Keishi Ohtomo is quickly establishing himself as one of the top commercial directors in Japan. While his previous films weren't exactly masterpiece material, they clearly hinted at Ohtomo's knack for handling bigger budgets. I started Himitsu: The Top Secret [The Top Secret: Murder in Mind] with that in mind and was pleasantly surprised by the progress Ohtomo has made since his debut. While still very much a commercially oriented film, Murder in Mind is a real blast from start to finish.
The crime investigation thriller is actually a very popular genre niche in Japan, but few of them manage to make it across the border. It's not that difficult to see why. A lot of these films are simple extensions of existing TV series and require at least some knowledge of the former entries in the franchise. Not only that, budgets tend be low, actors aren't cinema-grade and these films are often very narrative-driven. It's not exactly what overseas fans tend to look for when submerging themselves in Japanese cinema. Murder in Mind is a welcome exception.
One of the things that makes the film stand out is a small but defining sci-fi component. The core idea that investigators have access to technology that allows them to dig into (dead) people's memories may not be very novel (every other Black Mirror episode was about brain hacking in some form or another), but Ohtomo puts some nice twists on it and acutally manages to incorporate it without going full tech doom. Even though it's just a minor plot trigger, it's nice to see someone at least put some thought into the implications of the tech.
Section 9 (always the cool section for some reason) is an unofficial agency that uses scientific breakthroughs to extract the memories from human brains, post-mortem. While the images themselves can't be used as evidence, they do give the detectives a good nudge in the right direction. When S9 receive the remains of a man who killed his entire family, their investigation reveals quite a different story. It's the start of a tricky investigation that will determine the future of Section 9.
Visually Ohtomo finds a very nice balance between commercial expectations and personal experimentation. The memory retrieval scenes in particular are a welcome opportunity to crank up the visual intensity and really stand out in a positive way. But the rest of the film too looks neatly finished, with lots of attention for framing, composition, lighting and color. It may be not as stylized or outlandish as more author-driven cinema, but there are plenty of memorable shots and some very trippy scenes.
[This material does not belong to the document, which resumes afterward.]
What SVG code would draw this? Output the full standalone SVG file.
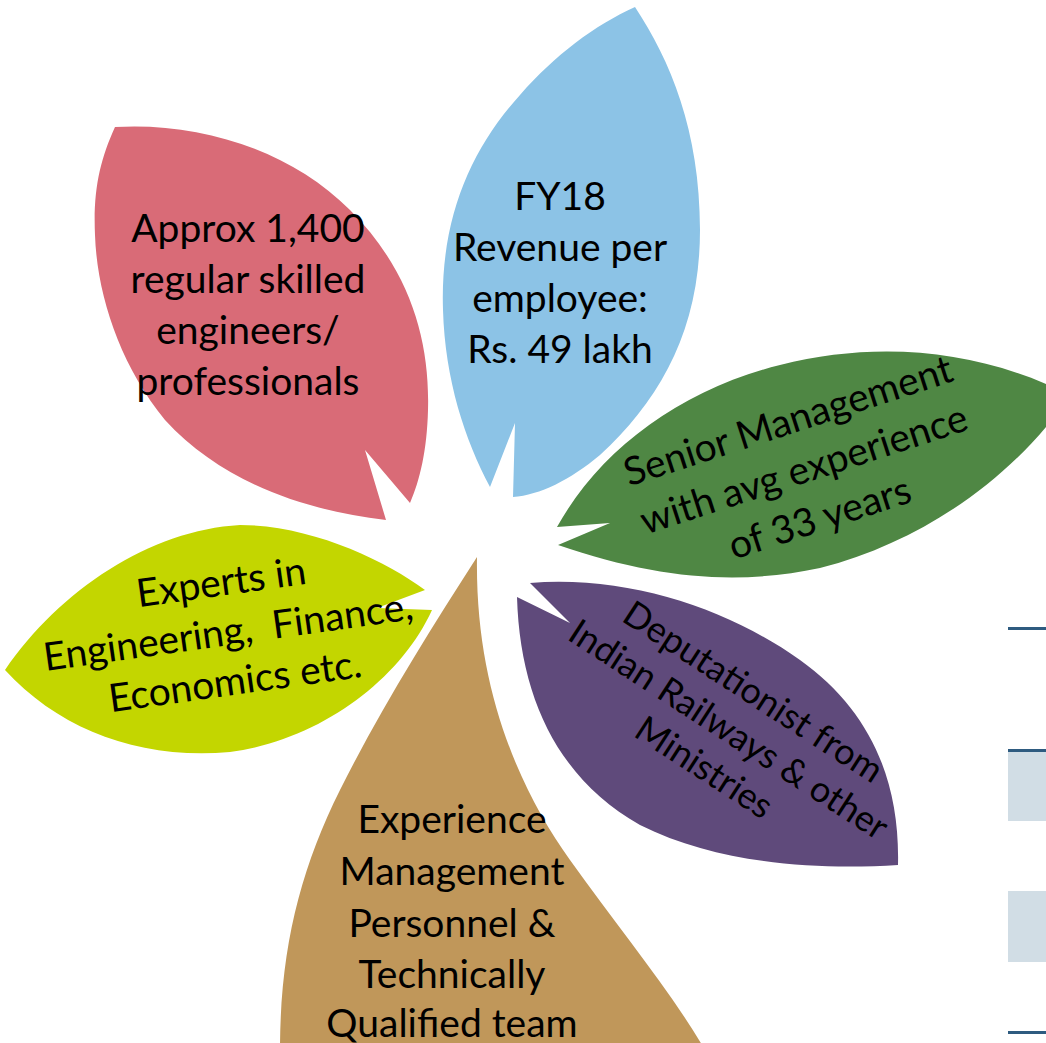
<svg xmlns="http://www.w3.org/2000/svg" width="1046" height="1043" viewBox="0 0 1046 1043">
<style>
.t{font-family:Lato,"Open Sans","Liberation Sans",sans-serif;font-size:39px;fill:#000;text-anchor:middle}
.rule{fill:#2e5b80}
.band{fill:#d1dde5}
</style>
<rect width="1046" height="1043" fill="#fff"/>
<g id="table">
<rect class="rule" x="1008" y="627" width="38" height="3"/>
<rect class="rule" x="1008" y="749" width="38" height="3"/>
<rect class="band" x="1008" y="752" width="38" height="69"/>
<rect class="band" x="1008" y="891" width="38" height="71"/>
<rect class="rule" x="1008" y="1031" width="38" height="3"/>
</g>
<g id="connectors"/>
<g id="leaf-engineers">
<path fill="#d96b77" d="M115,127 C200,122 290,150 350,210 C410,270 430,340 428,410 C427,450 420,480 410,503 L365,450 L386,520 C300,510 220,480 165,420 C120,365 97,295 95,235 C93,190 100,160 115,127 Z"/>
<text class="t"><tspan x="248" y="242">Approx 1,400</tspan><tspan x="248" y="293">regular skilled</tspan><tspan x="248" y="344">engineers/</tspan><tspan x="248" y="395">professionals</tspan></text>
</g>
<g id="leaf-revenue">
<path fill="#8cc3e6" d="M635,7 C670,60 700,130 700,230 C700,330 660,400 600,455 C570,480 540,495 513,497 L515,423 L490,487 C465,440 445,380 443,310 C440,220 470,150 520,95 C555,55 595,25 635,7 Z"/>
<text class="t"><tspan x="560" y="210">FY18</tspan><tspan x="560" y="261">Revenue per</tspan><tspan x="560" y="312">employee:</tspan><tspan x="560" y="363">Rs. 49 lakh</tspan></text>
</g>
<g id="leaf-senior">
<path fill="#4f8744" d="M558,545 C660,580 740,585 820,568 C930,540 1020,470 1070,395 C980,350 880,340 780,365 C680,390 600,450 557,527 L610,523 Z"/>
<text class="t" transform="translate(808,482) rotate(-18)"><tspan x="0" y="-51">Senior Management</tspan><tspan x="0" y="0">with avg experience</tspan><tspan x="0" y="51">of 33 years</tspan></text>
</g>
<g id="leaf-deputation">
<path fill="#5f4a7b" d="M517,597 C520,700 560,780 640,825 C720,865 820,870 898,865 C900,780 870,710 800,660 C730,610 630,575 530,583 L570,623 Z"/>
<text class="t" style="font-size:36px" transform="translate(722,740) rotate(33)"><tspan x="0" y="-45">Deputationist from</tspan><tspan x="0" y="0">Indian Railways &amp; other</tspan><tspan x="0" y="45">Ministries</tspan></text>
</g>
<g id="leaf-experts">
<path fill="#c3d600" d="M5,670 C60,590 150,530 240,525 C310,525 385,560 425,590 L377,608 L432,610 C400,680 320,740 230,752 C140,760 60,730 5,670 Z"/>
<text class="t" xml:space="preserve" style="white-space:pre" transform="translate(230,645) rotate(-8)"><tspan x="0" y="-50">Experts in</tspan><tspan x="0" y="0">Engineering,  Finance,</tspan><tspan x="0" y="50">Economics etc.</tspan></text>
</g>
<g id="leaf-experience">
<path fill="#c0975a" d="M477,557 C475,690 520,790 570,860 C620,930 670,990 705,1050 L280,1050 C280,950 300,870 340,790 C380,710 430,630 477,557 Z"/>
<text class="t"><tspan x="452" y="833">Experience</tspan><tspan x="452" y="885">Management</tspan><tspan x="452" y="937">Personnel &amp;</tspan><tspan x="452" y="988">Technically</tspan><tspan x="452" y="1037">Qualified team</tspan></text>
</g>
</svg>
The same goes for the soundtrack. While pretty predictable in style and timing, the actual music is a step up from regular soundtracks and Ohtomo isn't shy to give it a prominent place in his film. It shows that you don't even have to be very different or surprising to have an above par soundtrack, you just have to use your music consciously and purposefully. This is of course related to the fact that most film soundtracks are boring, forgettable and underused affairs, still kudos to Ohtomo for making a difference.
Acting-wise Murder in Mind is also a clear step up from similar films. Toma Ikuta and Nao Ohmori are pretty decent leads, while Chiaki Kuriyama and Lily Franky pull their weight in smaller, secondary roles. It's Lisa Oda who impresses the most though, delivering a character that is equally mysterious as it is devious. Films like these always benefit from a strong bad guy(girl in this case) and with her performance she is able to lift the film to a higher level.
The broad lines of Murder in Mind are still those of a run of the mill blockbuster film. Emotions are far from subtle, the film is pretty plot-centric with some expected twists showing up along the way and it all builds up to an epic yet predictable finale. Ohtomo's merit is that he knows to cover up it quite well, both stylistically as well as thematically. He never gets too lazy or too disinterested and always manages to spice things up the moment it threatens to fall apart. That keeps the film going, even though it's a whopping 150 minutes long.
The Top Secret: Murder in Mind is by far one of the better Japanese investigation thrillers, then again the competition isn't all that stiff. It is however more proof that Keishi Ohtomo is quickly working himself up to become of one Japan's biggest directors. Maybe not on an international level, as his film are often inwards-facing blockbusters, but the man knows how to handle a budget and how to work around the limitations of commercial cinema. The result is a damn slick, sexy and entertaining film, sporting great visuals, a strong soundtrack and a solid cast while being edgy and challenging enough to stand out from the crowd.